**EXERCISE**:
Reproduce the listing below without changes, except that pictures are left out.
____________________
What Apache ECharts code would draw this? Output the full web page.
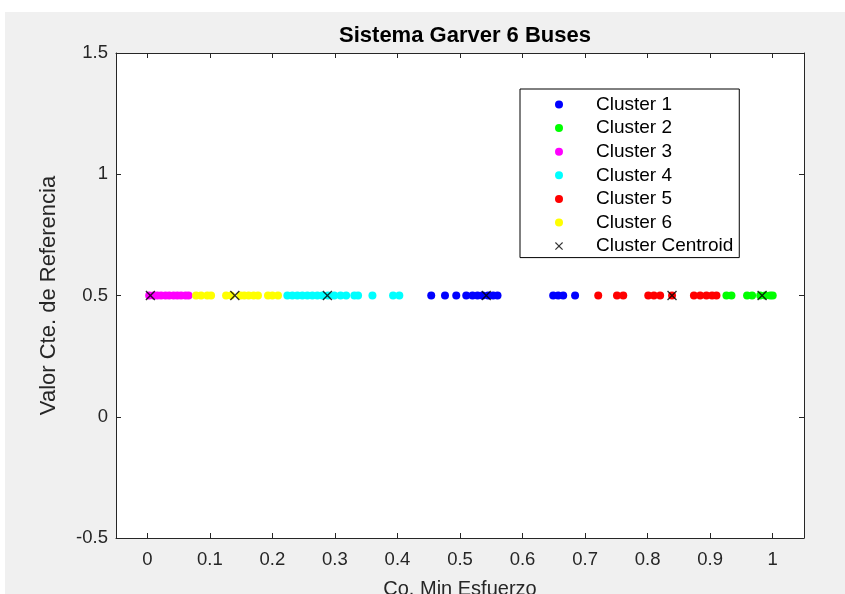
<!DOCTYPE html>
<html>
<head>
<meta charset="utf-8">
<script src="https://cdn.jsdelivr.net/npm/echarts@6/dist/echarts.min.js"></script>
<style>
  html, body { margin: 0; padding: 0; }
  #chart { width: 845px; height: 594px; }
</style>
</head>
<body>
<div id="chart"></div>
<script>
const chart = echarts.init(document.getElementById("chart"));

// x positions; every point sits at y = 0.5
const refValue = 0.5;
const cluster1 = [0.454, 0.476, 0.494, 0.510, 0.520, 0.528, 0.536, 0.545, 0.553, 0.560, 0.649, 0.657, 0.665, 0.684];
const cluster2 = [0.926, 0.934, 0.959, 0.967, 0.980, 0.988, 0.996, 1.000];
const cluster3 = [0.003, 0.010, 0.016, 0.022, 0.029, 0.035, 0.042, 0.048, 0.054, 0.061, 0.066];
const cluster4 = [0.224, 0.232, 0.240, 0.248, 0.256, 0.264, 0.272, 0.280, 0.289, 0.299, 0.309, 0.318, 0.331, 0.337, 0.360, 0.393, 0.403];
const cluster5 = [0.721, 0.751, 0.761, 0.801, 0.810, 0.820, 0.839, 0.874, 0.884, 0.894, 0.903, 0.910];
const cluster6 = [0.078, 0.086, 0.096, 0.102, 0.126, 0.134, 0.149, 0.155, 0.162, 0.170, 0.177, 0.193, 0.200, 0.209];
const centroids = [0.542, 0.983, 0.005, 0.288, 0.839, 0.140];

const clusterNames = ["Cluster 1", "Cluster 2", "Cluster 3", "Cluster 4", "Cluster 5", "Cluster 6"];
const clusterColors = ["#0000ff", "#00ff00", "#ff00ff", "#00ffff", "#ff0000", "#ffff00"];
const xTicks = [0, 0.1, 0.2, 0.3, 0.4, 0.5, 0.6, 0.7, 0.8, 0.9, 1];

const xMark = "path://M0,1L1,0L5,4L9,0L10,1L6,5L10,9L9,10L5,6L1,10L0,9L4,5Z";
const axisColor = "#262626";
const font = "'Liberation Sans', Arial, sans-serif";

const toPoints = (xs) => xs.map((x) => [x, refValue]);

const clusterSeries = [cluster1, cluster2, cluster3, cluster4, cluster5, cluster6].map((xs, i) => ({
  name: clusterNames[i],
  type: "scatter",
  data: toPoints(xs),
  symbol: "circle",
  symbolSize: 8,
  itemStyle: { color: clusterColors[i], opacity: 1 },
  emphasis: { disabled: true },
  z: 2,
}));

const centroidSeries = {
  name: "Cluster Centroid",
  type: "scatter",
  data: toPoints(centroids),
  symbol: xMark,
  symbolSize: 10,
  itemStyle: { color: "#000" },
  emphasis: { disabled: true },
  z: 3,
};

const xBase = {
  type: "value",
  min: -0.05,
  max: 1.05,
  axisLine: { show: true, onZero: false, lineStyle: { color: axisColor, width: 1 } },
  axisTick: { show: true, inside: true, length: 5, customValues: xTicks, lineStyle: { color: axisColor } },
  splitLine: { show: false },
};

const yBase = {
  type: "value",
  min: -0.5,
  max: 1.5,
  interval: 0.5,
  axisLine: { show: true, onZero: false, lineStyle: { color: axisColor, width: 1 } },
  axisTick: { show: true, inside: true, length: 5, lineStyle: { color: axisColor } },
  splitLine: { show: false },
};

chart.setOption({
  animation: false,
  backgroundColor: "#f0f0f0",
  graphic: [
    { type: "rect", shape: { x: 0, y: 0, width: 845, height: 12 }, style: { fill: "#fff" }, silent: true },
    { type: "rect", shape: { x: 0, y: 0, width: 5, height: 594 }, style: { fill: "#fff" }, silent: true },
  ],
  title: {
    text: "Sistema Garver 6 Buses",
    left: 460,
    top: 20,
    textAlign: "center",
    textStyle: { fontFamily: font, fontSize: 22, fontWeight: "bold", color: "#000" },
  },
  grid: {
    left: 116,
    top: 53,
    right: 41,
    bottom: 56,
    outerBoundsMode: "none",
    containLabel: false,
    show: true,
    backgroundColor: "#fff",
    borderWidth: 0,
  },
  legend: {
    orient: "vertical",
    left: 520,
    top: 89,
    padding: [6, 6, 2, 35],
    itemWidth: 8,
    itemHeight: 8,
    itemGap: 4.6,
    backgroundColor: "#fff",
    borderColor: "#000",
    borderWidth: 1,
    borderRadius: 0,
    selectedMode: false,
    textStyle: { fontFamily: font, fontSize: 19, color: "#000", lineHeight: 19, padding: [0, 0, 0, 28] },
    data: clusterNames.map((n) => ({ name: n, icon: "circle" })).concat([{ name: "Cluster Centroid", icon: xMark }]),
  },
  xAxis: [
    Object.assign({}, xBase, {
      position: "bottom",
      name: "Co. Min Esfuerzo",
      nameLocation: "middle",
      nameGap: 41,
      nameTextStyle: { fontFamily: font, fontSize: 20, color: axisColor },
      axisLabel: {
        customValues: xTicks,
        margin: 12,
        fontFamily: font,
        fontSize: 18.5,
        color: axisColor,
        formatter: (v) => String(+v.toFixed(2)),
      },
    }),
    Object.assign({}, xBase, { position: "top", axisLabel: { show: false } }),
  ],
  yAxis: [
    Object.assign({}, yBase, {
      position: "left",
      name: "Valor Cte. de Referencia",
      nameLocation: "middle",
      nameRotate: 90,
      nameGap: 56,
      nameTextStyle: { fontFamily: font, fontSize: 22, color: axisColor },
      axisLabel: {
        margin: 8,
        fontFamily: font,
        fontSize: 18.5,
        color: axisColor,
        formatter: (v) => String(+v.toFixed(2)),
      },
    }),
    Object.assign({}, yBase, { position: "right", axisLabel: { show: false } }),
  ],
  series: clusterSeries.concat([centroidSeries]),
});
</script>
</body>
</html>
____________________
**FINAL ANSWER**:
What Apache ECharts code would draw this? Output the full web page.
<!DOCTYPE html>
<html>
<head>
<meta charset="utf-8">
<script src="https://cdn.jsdelivr.net/npm/echarts@6/dist/echarts.min.js"></script>
<style>
  html, body { margin: 0; padding: 0; }
  #chart { width: 845px; height: 594px; }
</style>
</head>
<body>
<div id="chart"></div>
<script>
const chart = echarts.init(document.getElementById("chart"));

// x positions; every point sits at y = 0.5
const refValue = 0.5;
const cluster1 = [0.454, 0.476, 0.494, 0.510, 0.520, 0.528, 0.536, 0.545, 0.553, 0.560, 0.649, 0.657, 0.665, 0.684];
const cluster2 = [0.926, 0.934, 0.959, 0.967, 0.980, 0.988, 0.996, 1.000];
const cluster3 = [0.003, 0.010, 0.016, 0.022, 0.029, 0.035, 0.042, 0.048, 0.054, 0.061, 0.066];
const cluster4 = [0.224, 0.232, 0.240, 0.248, 0.256, 0.264, 0.272, 0.280, 0.289, 0.299, 0.309, 0.318, 0.331, 0.337, 0.360, 0.393, 0.403];
const cluster5 = [0.721, 0.751, 0.761, 0.801, 0.810, 0.820, 0.839, 0.874, 0.884, 0.894, 0.903, 0.910];
const cluster6 = [0.078, 0.086, 0.096, 0.102, 0.126, 0.134, 0.149, 0.155, 0.162, 0.170, 0.177, 0.193, 0.200, 0.209];
const centroids = [0.542, 0.983, 0.005, 0.288, 0.839, 0.140];

const clusterNames = ["Cluster 1", "Cluster 2", "Cluster 3", "Cluster 4", "Cluster 5", "Cluster 6"];
const clusterColors = ["#0000ff", "#00ff00", "#ff00ff", "#00ffff", "#ff0000", "#ffff00"];
const xTicks = [0, 0.1, 0.2, 0.3, 0.4, 0.5, 0.6, 0.7, 0.8, 0.9, 1];

const xMark = "path://M0,1L1,0L5,4L9,0L10,1L6,5L10,9L9,10L5,6L1,10L0,9L4,5Z";
const axisColor = "#262626";
const font = "'Liberation Sans', Arial, sans-serif";

const toPoints = (xs) => xs.map((x) => [x, refValue]);

const clusterSeries = [cluster1, cluster2, cluster3, cluster4, cluster5, cluster6].map((xs, i) => ({
  name: clusterNames[i],
  type: "scatter",
  data: toPoints(xs),
  symbol: "circle",
  symbolSize: 8,
  itemStyle: { color: clusterColors[i], opacity: 1 },
  emphasis: { disabled: true },
  z: 2,
}));

const centroidSeries = {
  name: "Cluster Centroid",
  type: "scatter",
  data: toPoints(centroids),
  symbol: xMark,
  symbolSize: 10,
  itemStyle: { color: "#000" },
  emphasis: { disabled: true },
  z: 3,
};

const xBase = {
  type: "value",
  min: -0.05,
  max: 1.05,
  axisLine: { show: true, onZero: false, lineStyle: { color: axisColor, width: 1 } },
  axisTick: { show: true, inside: true, length: 5, customValues: xTicks, lineStyle: { color: axisColor } },
  splitLine: { show: false },
};

const yBase = {
  type: "value",
  min: -0.5,
  max: 1.5,
  interval: 0.5,
  axisLine: { show: true, onZero: false, lineStyle: { color: axisColor, width: 1 } },
  axisTick: { show: true, inside: true, length: 5, lineStyle: { color: axisColor } },
  splitLine: { show: false },
};

chart.setOption({
  animation: false,
  backgroundColor: "#f0f0f0",
  graphic: [
    { type: "rect", shape: { x: 0, y: 0, width: 845, height: 12 }, style: { fill: "#fff" }, silent: true },
    { type: "rect", shape: { x: 0, y: 0, width: 5, height: 594 }, style: { fill: "#fff" }, silent: true },
  ],
  title: {
    text: "Sistema Garver 6 Buses",
    left: 460,
    top: 20,
    textAlign: "center",
    textStyle: { fontFamily: font, fontSize: 22, fontWeight: "bold", color: "#000" },
  },
  grid: {
    left: 116,
    top: 53,
    right: 41,
    bottom: 56,
    outerBoundsMode: "none",
    containLabel: false,
    show: true,
    backgroundColor: "#fff",
    borderWidth: 0,
  },
  legend: {
    orient: "vertical",
    left: 520,
    top: 89,
    padding: [6, 6, 2, 35],
    itemWidth: 8,
    itemHeight: 8,
    itemGap: 4.6,
    backgroundColor: "#fff",
    borderColor: "#000",
    borderWidth: 1,
    borderRadius: 0,
    selectedMode: false,
    textStyle: { fontFamily: font, fontSize: 19, color: "#000", lineHeight: 19, padding: [0, 0, 0, 28] },
    data: clusterNames.map((n) => ({ name: n, icon: "circle" })).concat([{ name: "Cluster Centroid", icon: xMark }]),
  },
  xAxis: [
    Object.assign({}, xBase, {
      position: "bottom",
      name: "Co. Min Esfuerzo",
      nameLocation: "middle",
      nameGap: 41,
      nameTextStyle: { fontFamily: font, fontSize: 20, color: axisColor },
      axisLabel: {
        customValues: xTicks,
        margin: 12,
        fontFamily: font,
        fontSize: 18.5,
        color: axisColor,
        formatter: (v) => String(+v.toFixed(2)),
      },
    }),
    Object.assign({}, xBase, { position: "top", axisLabel: { show: false } }),
  ],
  yAxis: [
    Object.assign({}, yBase, {
      position: "left",
      name: "Valor Cte. de Referencia",
      nameLocation: "middle",
      nameRotate: 90,
      nameGap: 56,
      nameTextStyle: { fontFamily: font, fontSize: 22, color: axisColor },
      axisLabel: {
        margin: 8,
        fontFamily: font,
        fontSize: 18.5,
        color: axisColor,
        formatter: (v) => String(+v.toFixed(2)),
      },
    }),
    Object.assign({}, yBase, { position: "right", axisLabel: { show: false } }),
  ],
  series: clusterSeries.concat([centroidSeries]),
});
</script>
</body>
</html>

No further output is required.